_Information provided_:
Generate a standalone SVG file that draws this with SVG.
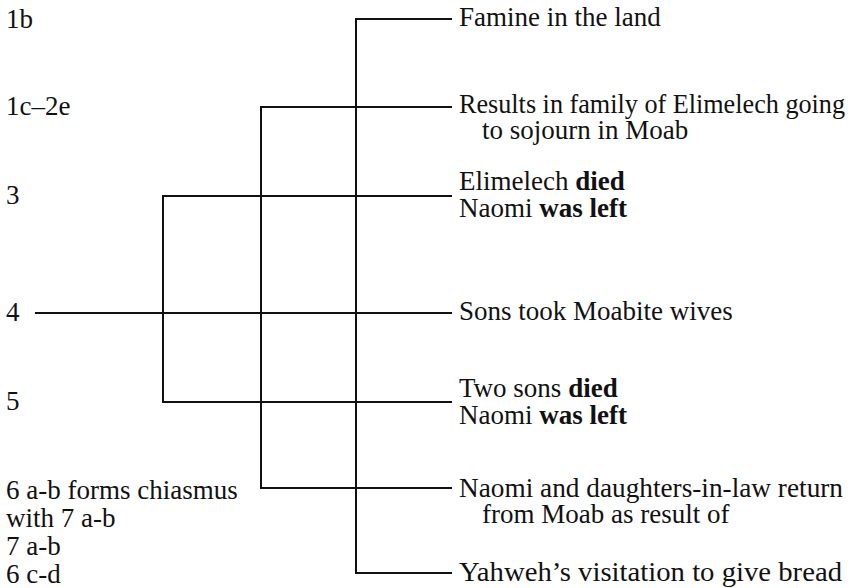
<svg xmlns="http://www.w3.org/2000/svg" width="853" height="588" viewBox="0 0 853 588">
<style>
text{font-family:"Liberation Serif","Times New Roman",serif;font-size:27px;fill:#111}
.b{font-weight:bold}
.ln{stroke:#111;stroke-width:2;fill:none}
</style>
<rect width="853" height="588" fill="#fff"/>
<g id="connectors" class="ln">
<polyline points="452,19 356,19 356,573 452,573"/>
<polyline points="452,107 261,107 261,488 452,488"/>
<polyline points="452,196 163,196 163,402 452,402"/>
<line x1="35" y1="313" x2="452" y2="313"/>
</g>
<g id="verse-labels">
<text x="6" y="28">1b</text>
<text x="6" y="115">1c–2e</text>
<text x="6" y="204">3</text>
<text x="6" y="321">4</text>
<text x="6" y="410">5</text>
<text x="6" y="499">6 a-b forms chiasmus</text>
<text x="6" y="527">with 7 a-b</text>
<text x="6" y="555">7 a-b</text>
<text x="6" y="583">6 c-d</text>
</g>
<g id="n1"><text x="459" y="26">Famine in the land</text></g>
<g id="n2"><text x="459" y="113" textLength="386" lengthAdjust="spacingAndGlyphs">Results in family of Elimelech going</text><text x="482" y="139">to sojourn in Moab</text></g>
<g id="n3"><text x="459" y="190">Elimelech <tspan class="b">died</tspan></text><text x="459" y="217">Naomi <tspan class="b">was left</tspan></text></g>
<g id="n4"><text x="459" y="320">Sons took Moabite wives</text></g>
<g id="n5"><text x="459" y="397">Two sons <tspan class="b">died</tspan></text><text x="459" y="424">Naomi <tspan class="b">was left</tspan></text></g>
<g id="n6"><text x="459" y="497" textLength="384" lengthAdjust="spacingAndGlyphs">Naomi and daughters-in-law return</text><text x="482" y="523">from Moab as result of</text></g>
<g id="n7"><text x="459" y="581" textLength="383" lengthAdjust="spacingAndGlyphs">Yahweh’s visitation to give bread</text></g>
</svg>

_Stated problem_: Without the pictures, print the whole listing exactly as given.

_Written answer_:
Generate a standalone SVG file that draws this with SVG.
<svg xmlns="http://www.w3.org/2000/svg" width="853" height="588" viewBox="0 0 853 588">
<style>
text{font-family:"Liberation Serif","Times New Roman",serif;font-size:27px;fill:#111}
.b{font-weight:bold}
.ln{stroke:#111;stroke-width:2;fill:none}
</style>
<rect width="853" height="588" fill="#fff"/>
<g id="connectors" class="ln">
<polyline points="452,19 356,19 356,573 452,573"/>
<polyline points="452,107 261,107 261,488 452,488"/>
<polyline points="452,196 163,196 163,402 452,402"/>
<line x1="35" y1="313" x2="452" y2="313"/>
</g>
<g id="verse-labels">
<text x="6" y="28">1b</text>
<text x="6" y="115">1c–2e</text>
<text x="6" y="204">3</text>
<text x="6" y="321">4</text>
<text x="6" y="410">5</text>
<text x="6" y="499">6 a-b forms chiasmus</text>
<text x="6" y="527">with 7 a-b</text>
<text x="6" y="555">7 a-b</text>
<text x="6" y="583">6 c-d</text>
</g>
<g id="n1"><text x="459" y="26">Famine in the land</text></g>
<g id="n2"><text x="459" y="113" textLength="386" lengthAdjust="spacingAndGlyphs">Results in family of Elimelech going</text><text x="482" y="139">to sojourn in Moab</text></g>
<g id="n3"><text x="459" y="190">Elimelech <tspan class="b">died</tspan></text><text x="459" y="217">Naomi <tspan class="b">was left</tspan></text></g>
<g id="n4"><text x="459" y="320">Sons took Moabite wives</text></g>
<g id="n5"><text x="459" y="397">Two sons <tspan class="b">died</tspan></text><text x="459" y="424">Naomi <tspan class="b">was left</tspan></text></g>
<g id="n6"><text x="459" y="497" textLength="384" lengthAdjust="spacingAndGlyphs">Naomi and daughters-in-law return</text><text x="482" y="523">from Moab as result of</text></g>
<g id="n7"><text x="459" y="581" textLength="383" lengthAdjust="spacingAndGlyphs">Yahweh’s visitation to give bread</text></g>
</svg>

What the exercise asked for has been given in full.